Long Distance Love Hurts, by Gianni
Sept. 25, 2009
Sophie and I are still crazy in love after almost 15 months into our relationship. But love hurts because of the time that we are apart. From the time we first met in person a few weeks after our online encounter with romance, we have grown closer week by week. We are very in tune with each other, very accepting and respectful of each other, always seeking to please the other and never belittle. We are extremely compatible and we connected from the first day we chatted online. Our souls have meshed at the deepest level and we have sought with all of our might to preserve the passion that so naturally developed between us.
So love hurts us, not because of bad experiences with each other, but because of all the wonderful stories we have stored away in the files of our hearts. Our own love stories constantly play before our minds when we are together, coming to life again through our communication, activities, and intimacy with each other. So when either one of us is backing out of a driveway at the end of our weekend meetings, our emotions crash. Sometimes, we feel sick all week long because we miss each other so badly.
Because Sophie and I have discovered such a unique long distance romance with each other, we have taken on the pseudonym of "The Masked Truelovers". We hope to be able to inspire hope in the lives of other couples who are also dealing with long distance relationships.

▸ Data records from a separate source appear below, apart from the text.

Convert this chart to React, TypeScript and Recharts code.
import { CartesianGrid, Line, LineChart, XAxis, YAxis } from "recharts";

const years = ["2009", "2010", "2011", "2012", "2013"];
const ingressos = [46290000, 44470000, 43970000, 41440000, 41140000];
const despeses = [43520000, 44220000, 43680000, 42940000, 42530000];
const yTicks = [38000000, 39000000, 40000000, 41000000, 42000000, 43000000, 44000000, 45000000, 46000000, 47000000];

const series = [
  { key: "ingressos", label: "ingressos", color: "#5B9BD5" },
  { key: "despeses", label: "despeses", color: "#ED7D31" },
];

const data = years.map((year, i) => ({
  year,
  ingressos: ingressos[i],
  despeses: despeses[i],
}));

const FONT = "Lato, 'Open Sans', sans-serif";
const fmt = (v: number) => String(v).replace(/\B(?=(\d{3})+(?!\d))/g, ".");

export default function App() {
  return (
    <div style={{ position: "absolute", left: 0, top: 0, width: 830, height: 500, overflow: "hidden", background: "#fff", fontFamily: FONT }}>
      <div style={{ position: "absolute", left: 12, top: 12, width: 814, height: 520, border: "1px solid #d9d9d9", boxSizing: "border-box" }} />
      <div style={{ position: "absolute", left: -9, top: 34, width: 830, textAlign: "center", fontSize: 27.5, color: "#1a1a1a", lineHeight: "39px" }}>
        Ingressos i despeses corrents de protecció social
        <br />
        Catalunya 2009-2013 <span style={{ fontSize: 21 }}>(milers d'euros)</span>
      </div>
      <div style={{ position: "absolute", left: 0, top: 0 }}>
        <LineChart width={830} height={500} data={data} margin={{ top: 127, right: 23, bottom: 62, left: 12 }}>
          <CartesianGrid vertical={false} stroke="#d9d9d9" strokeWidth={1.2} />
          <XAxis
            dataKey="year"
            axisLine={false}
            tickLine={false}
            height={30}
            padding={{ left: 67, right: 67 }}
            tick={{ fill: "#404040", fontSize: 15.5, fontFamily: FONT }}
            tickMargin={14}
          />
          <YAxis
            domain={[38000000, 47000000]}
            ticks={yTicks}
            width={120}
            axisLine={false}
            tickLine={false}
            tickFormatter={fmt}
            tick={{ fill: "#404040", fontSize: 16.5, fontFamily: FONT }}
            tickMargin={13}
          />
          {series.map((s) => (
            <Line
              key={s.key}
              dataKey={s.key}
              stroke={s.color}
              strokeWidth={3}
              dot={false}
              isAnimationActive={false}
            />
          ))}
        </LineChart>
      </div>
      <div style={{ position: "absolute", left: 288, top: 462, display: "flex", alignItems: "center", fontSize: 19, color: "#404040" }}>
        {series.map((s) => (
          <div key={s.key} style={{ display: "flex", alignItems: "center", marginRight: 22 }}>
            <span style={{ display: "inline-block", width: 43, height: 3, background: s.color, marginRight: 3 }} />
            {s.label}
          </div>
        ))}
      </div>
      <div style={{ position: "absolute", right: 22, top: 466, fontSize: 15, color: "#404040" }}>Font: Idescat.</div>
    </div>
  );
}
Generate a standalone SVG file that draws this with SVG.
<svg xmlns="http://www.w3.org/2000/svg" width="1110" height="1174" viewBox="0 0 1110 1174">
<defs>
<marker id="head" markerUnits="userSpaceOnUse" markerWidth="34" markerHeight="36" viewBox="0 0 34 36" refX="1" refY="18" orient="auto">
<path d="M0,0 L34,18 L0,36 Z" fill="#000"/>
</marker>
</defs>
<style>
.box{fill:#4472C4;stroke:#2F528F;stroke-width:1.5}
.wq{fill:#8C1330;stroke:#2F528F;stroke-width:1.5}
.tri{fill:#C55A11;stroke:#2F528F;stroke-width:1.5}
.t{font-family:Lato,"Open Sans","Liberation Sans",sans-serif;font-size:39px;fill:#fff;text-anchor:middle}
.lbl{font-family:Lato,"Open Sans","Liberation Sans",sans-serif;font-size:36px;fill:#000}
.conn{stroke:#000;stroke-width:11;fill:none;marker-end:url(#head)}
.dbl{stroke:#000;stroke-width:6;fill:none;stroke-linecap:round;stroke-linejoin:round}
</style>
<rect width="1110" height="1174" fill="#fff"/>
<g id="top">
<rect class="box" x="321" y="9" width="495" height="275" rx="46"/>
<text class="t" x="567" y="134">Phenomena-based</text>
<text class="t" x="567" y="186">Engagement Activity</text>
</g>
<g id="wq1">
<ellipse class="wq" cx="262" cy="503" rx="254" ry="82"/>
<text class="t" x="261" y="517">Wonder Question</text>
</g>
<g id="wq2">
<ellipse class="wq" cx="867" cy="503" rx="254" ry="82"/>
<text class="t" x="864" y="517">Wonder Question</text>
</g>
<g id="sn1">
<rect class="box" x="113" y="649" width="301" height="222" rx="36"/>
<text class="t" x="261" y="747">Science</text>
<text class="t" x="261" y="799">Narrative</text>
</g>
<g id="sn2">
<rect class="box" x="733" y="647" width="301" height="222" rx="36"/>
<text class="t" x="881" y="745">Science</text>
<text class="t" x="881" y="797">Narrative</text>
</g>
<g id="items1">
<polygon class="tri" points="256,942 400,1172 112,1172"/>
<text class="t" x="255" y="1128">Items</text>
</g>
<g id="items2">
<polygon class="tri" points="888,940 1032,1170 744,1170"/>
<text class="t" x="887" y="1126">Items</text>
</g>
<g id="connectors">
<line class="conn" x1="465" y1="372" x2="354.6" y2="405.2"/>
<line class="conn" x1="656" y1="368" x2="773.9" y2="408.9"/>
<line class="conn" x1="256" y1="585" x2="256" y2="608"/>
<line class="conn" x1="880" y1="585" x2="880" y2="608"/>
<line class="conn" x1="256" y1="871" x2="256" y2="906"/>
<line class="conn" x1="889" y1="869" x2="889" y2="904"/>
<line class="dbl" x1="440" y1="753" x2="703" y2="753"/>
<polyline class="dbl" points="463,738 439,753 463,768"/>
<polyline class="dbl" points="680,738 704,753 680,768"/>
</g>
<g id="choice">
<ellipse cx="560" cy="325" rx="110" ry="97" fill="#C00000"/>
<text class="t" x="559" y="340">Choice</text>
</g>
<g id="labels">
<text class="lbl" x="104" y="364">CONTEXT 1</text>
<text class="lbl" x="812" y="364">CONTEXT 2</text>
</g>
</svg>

We have found true love and we know that distance could not steal that discovery from us. We have rose to the challenge of maintaining our long distance marriage (yes, we even got married a month ago) and conquered all obstacles....
...But love hurts us still because we miss each other. We long for each other. We desire each other. We need each other. I love looking into Sophie's beautiful green eyes, her glowing smile. We just want to be in the same room with each other, no matter what we are doing. We are just so comfortable together and overwhelmingly supportive of all that we think, say, and do.
When we are together, we constantly touch. Our physical passion is one of our strong points, one of the elements that keeps our relationship bonded. I believe it's an essential feature for every couple to stay physically connected in every way possible. That inturn will vibrate to your souls and keep you insync with each other. We make the most of the weekends because she works all week in New Jersey and I work all week in Pennsylvania. We hold hands everywhere we go, from the time we leave the house to the time we return. We kiss all the time, sit next to each other in the house, and sit next to each other in restaurant booths everywhere we dine. Many times, we walk with arms around each other. We have a nickname for that: FULBOT (full body touch). We are amazed as we walk in public, at fairs, amusement parks, and other events, that hardly any couples walk FULBOT. Most don't even hold hands. (Observe sometime while you're out and about.) So, while we stay so close on the weekend, love hurts as soon as we have to face reality and start a new week without the other.
One day, we'll be together for good. There may be a gradual transition for us before that point where we may be able to see each other more often. That remains to be seen. One day, we won't even have that one negative aspect about our long distance marriage. We won't say, "Love Hurts" anymore. We will say, "Love Heals".